Published 07/08/2012, 12:48 AM
Updated 07/09/2023, 06:31 AM

Some quick thoughts on gold as we finish up a light holiday week of trading… 
 
We have repeatedly emphasized, in past months, that gold looks terrible. We grew constructive again — briefly — when gold responded well to the previous jobs report, as documented in the following posts:

  • Gold Looks Terrible Part II: Clarifying Thoughts (March 22nd)
  • At What Point Should Gold Believers Lose Faith? (May 28th)
  • Jobs Report is an Inflection Point Game Changer for Gold (June 3rd)

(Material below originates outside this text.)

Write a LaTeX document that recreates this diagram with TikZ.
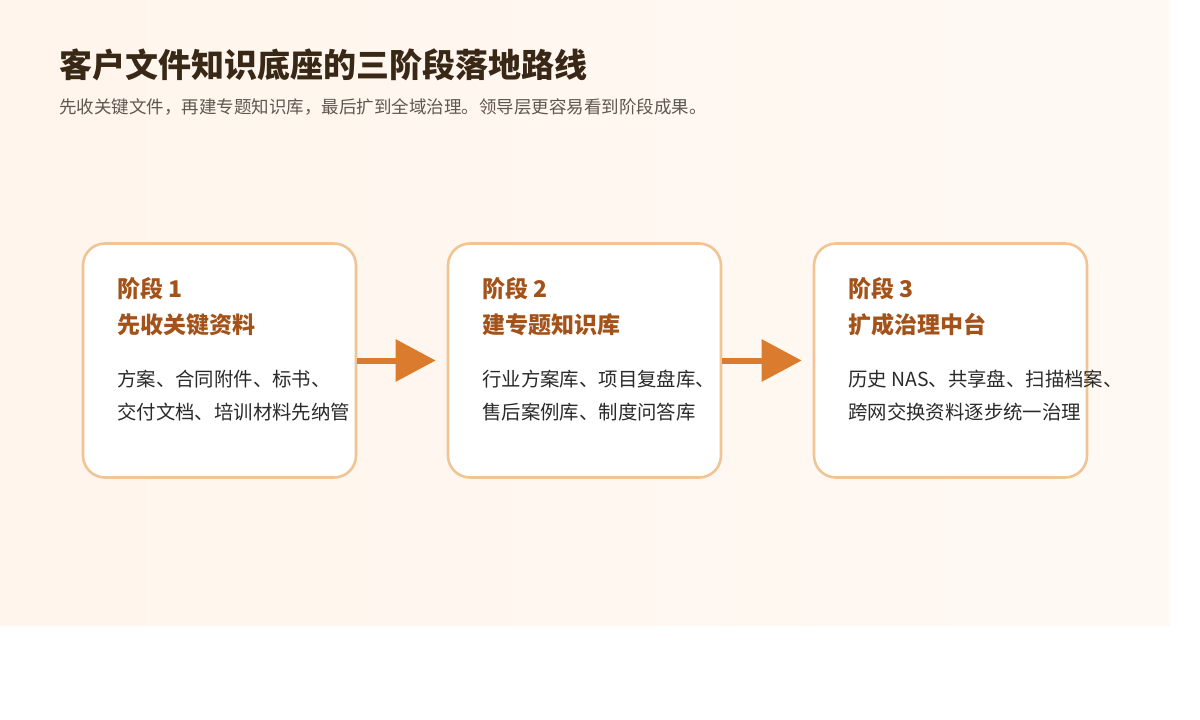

While gold and gold stocks were looking attractive circa early June — after the June jobs report surge — we never found a workable entry point to establish long positions. The metal was simply not “acting right.” So we stayed on the sidelines.
 
And now, with another jobs report on the books, gold looks terrible again… the “inflection point” was totally blown. The performance of gold, silver, and precious metals stocks has been awful relative to the macro backdrop.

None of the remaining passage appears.